Canada is set to announce it will extend its 200-member military training mission in Ukraine, Reuters reports, citing a source directly familiar with the matter.
Foreign Minister Chrystia Freeland and Defense Minister Harjit Sajjan are scheduled to hold a news conference on March 18.
"[The subject of the news conference] is the Ukraine extension," the source said, according to Reuters.
No additional trainers are expected to be sent to the country, the source added.
A spokeswoman for the defense minister declined to comment. Representatives for Freeland could not immediately be reached.
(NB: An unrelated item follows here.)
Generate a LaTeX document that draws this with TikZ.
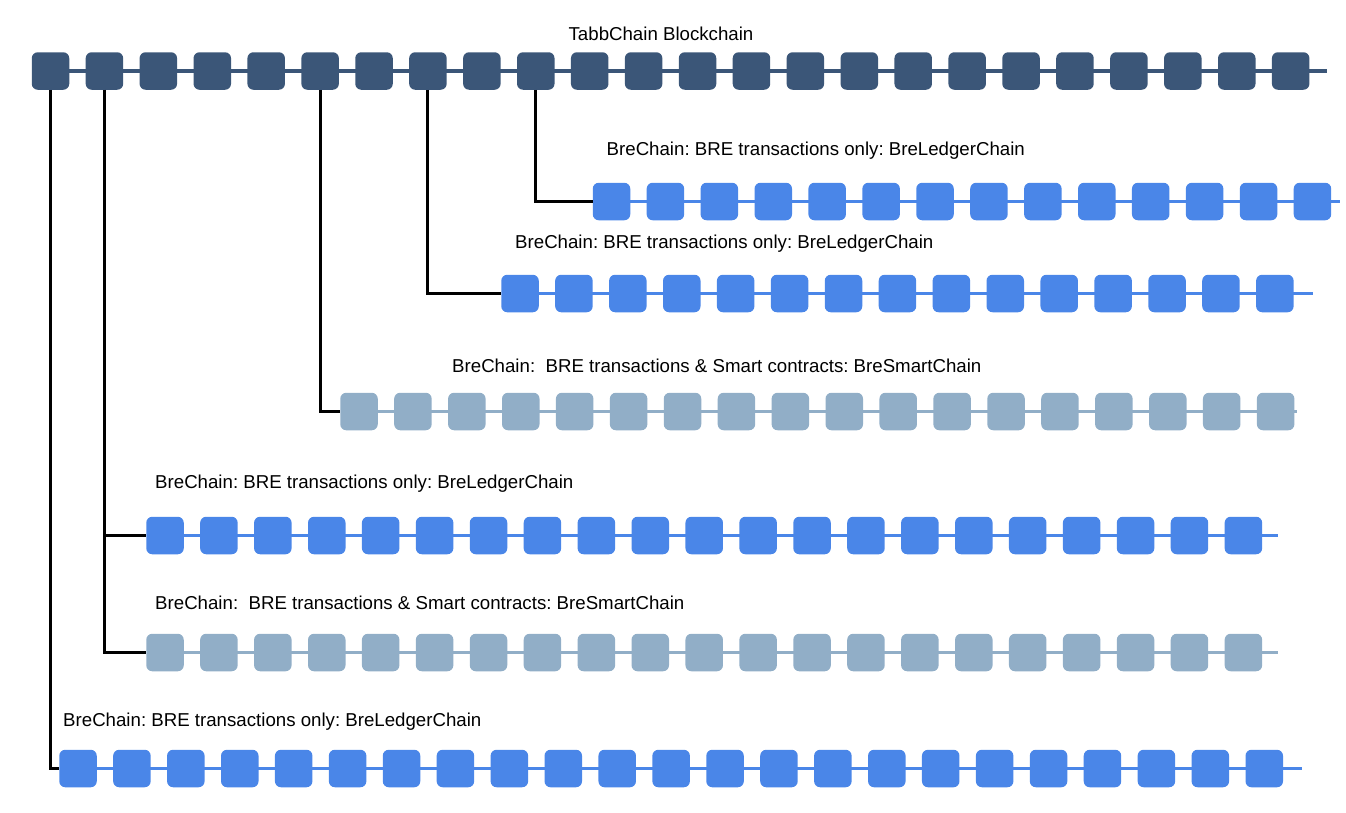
\documentclass[tikz,border=0pt]{standalone}
\usepackage{fontspec}
\setmainfont{Liberation Sans}
\usetikzlibrary{backgrounds}
\definecolor{topblue}{HTML}{3B5678}
\definecolor{brightblue}{HTML}{4A86E8}
\definecolor{greyblue}{HTML}{91AEC7}
\tikzset{
  blk/.style={rectangle, rounded corners=6pt, minimum width=37.5pt, minimum height=37.5pt, inner sep=0pt, draw=none, fill=#1},
  chline/.style={draw=#1, line width=3.2pt},
  conn/.style={draw=black, line width=3pt},
  lbl/.style={inner sep=0pt, font=\fontsize{18.67}{22}\selectfont\frenchspacing, text=black}
}
\newcommand{\mkchain}[6]{%
  \foreach \i in {1,...,#2}{%
    \node[blk=#5] (#1-\i) at ({#3+(\i-1)*53.92},#4) {};
  }%
  \coordinate (#1-end) at (#6,#4);
  \begin{pgfonlayer}{background}
    \draw[chline=#5] (#1-1.center) -- (#1-end);
  \end{pgfonlayer}
}
\begin{document}
\begin{tikzpicture}[x=1pt,y=-1pt]
\useasboundingbox (0,0) rectangle (1346,812);
% main chain
\mkchain{t}{24}{50.5}{71}{topblue}{1327}
% branch chains
\mkchain{ca}{14}{611.5}{201.5}{brightblue}{1340}
\mkchain{cb}{15}{520}{293.5}{brightblue}{1313}
\mkchain{cc}{18}{359}{411.5}{greyblue}{1297}
\mkchain{cd}{21}{165}{535.5}{brightblue}{1278}
\mkchain{ce}{21}{165}{652.5}{greyblue}{1278}
\mkchain{cf}{23}{78}{768.5}{brightblue}{1302}
% connectors
\draw[conn] (t-10.south) |- (ca-1.west);
\draw[conn] (t-8.south) |- (cb-1.west);
\draw[conn] (t-6.south) |- (cc-1.west);
\draw[conn] (t-2.south) |- (cd-1.west);
\draw[conn] (t-2.south) |- (ce-1.west);
\draw[conn] (t-1.south) |- (cf-1.west);
% labels
\node[lbl, anchor=base] (title) at (661,40) {TabbChain Blockchain};
\node[lbl, anchor=base west] (la) at (606.5,155) {BreChain: BRE transactions only: BreLedgerChain};
\node[lbl, anchor=base west] (lb) at (515,248) {BreChain: BRE transactions only: BreLedgerChain};
\node[lbl, anchor=base west] (lc) at (452,372.5) {BreChain:~ BRE transactions \& Smart contracts: BreSmartChain};
\node[lbl, anchor=base west] (ld) at (155,488.5) {BreChain: BRE transactions only: BreLedgerChain};
\node[lbl, anchor=base west] (le) at (155,609) {BreChain:~ BRE transactions \& Smart contracts: BreSmartChain};
\node[lbl, anchor=base west] (lf) at (63,726.5) {BreChain: BRE transactions only: BreLedgerChain};
\end{tikzpicture}
\end{document}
Canada first sent troops to Ukraine in 2015, and they were scheduled to pull out at the end of March.
But political and military sources said that, given continuing tensions between Ukraine and Russia, it was necessary for the mission to be extended.
In December 2018, Freeland said that Russia's "illegal annexation of Crimea, its direct involvement in the conflict in [eastern Ukraine], and now its illegal actions targeting Ukrainian sailors and vessels...cannot and must not be accepted by the international community."
On March 15, the United States, together with the European Union and Canada, imposed new sanctions on more than a dozen Russian officials and businesses in response to the country's "continued aggression in Ukraine."
Ukrainian government forces have been fighting against Russia-backed separatists in Ukraine’s eastern regions of Donetsk and Luhansk since April 2014 in a conflict that has killed some 13,000 people -- a quarter of them civilians.
Canadian trainers are part of a larger mission that involves the United States, Britain, Lithuania, Poland, and Sweden. The Canadian mission is based in western Ukraine, a long distance from the regular clashes between Ukrainian soldiers and Russian-backed separatists in the east of the country.
In November 2018, Russia captured three Ukrainian ships and their 24 crew members near the Kerch Strait, which links the Black Sea and the Sea of Azov. The 24 Ukrainian sailors are still being held by Moscow.
During a trip to Sevastopol on March 18, which Russian officials have proclaimed as the Day of Crimea's Reunification With Russia, President Vladimir Putin is scheduled to take part in a ceremony opening a new power station, the Kremlin said.